# Supplied information:
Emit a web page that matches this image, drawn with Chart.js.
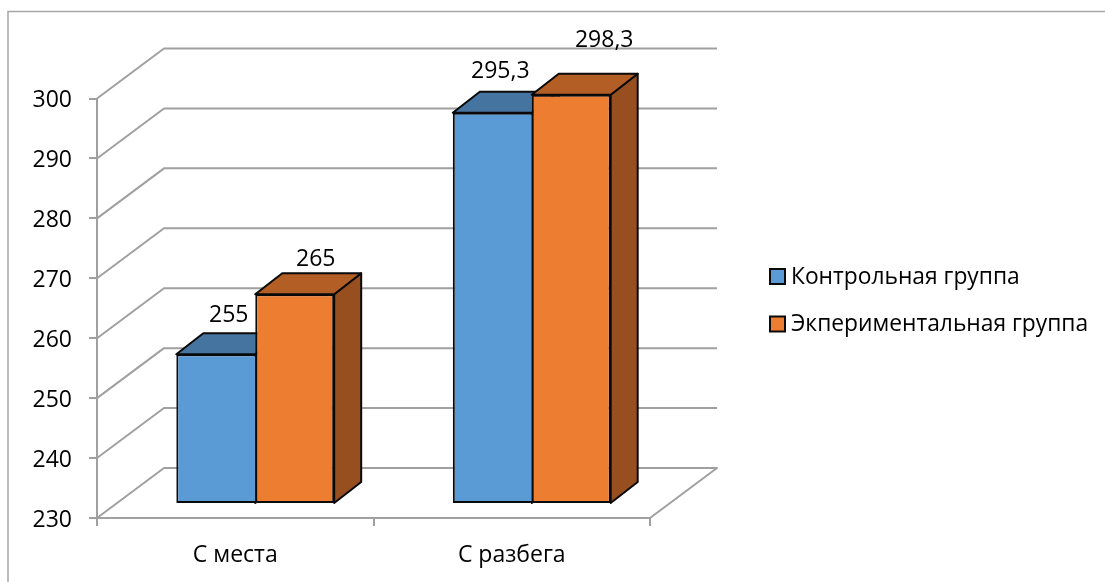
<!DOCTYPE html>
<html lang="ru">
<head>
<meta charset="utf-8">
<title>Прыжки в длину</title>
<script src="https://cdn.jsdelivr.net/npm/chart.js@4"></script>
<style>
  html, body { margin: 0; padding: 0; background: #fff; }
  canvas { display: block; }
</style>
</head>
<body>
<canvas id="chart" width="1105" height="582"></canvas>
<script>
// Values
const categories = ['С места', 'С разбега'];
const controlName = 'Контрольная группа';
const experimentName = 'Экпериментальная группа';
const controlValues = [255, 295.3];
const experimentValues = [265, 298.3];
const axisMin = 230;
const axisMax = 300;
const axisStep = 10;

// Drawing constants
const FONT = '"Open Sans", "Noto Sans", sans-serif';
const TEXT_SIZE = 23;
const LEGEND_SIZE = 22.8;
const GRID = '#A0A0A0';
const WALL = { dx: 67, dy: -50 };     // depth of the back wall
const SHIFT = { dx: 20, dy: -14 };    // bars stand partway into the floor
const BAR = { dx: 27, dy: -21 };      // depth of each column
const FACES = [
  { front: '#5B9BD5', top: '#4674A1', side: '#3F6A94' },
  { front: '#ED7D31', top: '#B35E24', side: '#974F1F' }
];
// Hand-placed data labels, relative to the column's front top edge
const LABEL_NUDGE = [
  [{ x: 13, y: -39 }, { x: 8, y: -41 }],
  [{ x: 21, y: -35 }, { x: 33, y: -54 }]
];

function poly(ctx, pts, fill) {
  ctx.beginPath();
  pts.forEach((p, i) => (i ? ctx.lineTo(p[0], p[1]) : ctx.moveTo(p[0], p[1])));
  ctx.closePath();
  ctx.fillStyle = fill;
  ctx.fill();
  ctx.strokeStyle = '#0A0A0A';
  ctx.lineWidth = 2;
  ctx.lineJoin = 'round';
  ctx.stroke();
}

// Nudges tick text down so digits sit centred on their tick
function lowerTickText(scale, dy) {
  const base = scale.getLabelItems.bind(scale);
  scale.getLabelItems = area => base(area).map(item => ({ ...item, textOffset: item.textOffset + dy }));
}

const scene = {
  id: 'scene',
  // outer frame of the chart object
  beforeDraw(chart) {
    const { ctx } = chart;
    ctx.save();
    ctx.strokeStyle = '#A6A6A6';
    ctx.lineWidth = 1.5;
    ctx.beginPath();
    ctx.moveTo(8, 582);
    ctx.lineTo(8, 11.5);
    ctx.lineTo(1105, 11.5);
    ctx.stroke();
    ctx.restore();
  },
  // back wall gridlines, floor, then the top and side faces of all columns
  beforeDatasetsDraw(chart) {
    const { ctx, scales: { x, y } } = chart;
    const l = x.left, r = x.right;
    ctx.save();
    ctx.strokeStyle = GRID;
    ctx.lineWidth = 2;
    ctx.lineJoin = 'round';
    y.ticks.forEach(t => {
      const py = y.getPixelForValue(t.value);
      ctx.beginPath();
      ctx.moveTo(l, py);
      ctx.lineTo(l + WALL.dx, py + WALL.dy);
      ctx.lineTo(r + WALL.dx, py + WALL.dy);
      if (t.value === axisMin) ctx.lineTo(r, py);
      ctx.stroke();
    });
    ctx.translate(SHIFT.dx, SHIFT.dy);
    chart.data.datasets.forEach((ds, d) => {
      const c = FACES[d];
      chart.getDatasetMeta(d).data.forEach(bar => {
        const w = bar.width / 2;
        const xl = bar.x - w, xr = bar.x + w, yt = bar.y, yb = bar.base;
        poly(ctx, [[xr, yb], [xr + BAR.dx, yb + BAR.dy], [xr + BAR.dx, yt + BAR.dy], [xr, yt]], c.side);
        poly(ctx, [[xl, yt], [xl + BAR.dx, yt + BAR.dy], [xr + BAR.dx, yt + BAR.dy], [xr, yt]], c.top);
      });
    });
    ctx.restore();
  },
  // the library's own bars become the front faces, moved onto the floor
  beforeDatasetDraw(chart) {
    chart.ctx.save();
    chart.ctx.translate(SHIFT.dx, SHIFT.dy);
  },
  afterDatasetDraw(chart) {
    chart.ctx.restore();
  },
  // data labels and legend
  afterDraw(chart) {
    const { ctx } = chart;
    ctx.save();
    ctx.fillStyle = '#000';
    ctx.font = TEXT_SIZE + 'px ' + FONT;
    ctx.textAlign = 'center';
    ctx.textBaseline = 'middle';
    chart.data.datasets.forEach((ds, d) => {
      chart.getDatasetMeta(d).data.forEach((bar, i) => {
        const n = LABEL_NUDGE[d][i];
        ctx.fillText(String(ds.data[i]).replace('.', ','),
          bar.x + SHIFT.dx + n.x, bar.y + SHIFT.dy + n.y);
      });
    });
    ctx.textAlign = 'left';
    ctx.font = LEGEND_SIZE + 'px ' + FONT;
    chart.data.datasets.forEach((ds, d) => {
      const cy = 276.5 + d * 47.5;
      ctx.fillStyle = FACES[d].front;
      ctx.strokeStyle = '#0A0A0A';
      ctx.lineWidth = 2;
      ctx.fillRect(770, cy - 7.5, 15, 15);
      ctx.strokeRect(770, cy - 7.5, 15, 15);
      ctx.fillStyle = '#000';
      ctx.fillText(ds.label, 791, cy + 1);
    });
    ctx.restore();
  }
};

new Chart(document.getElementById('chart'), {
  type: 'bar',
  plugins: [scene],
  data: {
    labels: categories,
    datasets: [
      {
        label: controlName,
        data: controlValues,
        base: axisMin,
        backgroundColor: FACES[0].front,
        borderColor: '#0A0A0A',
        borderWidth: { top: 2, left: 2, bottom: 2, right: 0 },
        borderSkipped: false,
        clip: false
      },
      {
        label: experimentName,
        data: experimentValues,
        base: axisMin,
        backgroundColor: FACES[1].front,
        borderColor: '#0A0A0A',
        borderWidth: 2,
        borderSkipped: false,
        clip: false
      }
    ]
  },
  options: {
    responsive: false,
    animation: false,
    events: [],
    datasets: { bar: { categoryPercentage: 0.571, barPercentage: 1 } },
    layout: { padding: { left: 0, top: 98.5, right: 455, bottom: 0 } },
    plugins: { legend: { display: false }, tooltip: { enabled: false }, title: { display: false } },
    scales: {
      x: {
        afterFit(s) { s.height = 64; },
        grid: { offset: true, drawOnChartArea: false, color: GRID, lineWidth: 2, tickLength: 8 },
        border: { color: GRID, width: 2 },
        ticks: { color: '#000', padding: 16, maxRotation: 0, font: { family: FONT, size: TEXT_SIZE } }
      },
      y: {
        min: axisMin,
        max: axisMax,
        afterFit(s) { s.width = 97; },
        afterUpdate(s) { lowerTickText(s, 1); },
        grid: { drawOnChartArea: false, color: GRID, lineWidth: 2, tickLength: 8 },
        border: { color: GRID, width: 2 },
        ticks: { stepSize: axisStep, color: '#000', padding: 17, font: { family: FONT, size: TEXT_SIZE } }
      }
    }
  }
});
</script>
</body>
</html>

# Task prompt:
Everything from the first line to the line with "const axisStep = 10;" must be repeated exactly, and nothing else. Leave the pictures out.

# Result for this task:
Emit a web page that matches this image, drawn with Chart.js.
<!DOCTYPE html>
<html lang="ru">
<head>
<meta charset="utf-8">
<title>Прыжки в длину</title>
<script src="https://cdn.jsdelivr.net/npm/chart.js@4"></script>
<style>
  html, body { margin: 0; padding: 0; background: #fff; }
  canvas { display: block; }
</style>
</head>
<body>
<canvas id="chart" width="1105" height="582"></canvas>
<script>
// Values
const categories = ['С места', 'С разбега'];
const controlName = 'Контрольная группа';
const experimentName = 'Экпериментальная группа';
const controlValues = [255, 295.3];
const experimentValues = [265, 298.3];
const axisMin = 230;
const axisMax = 300;
const axisStep = 10;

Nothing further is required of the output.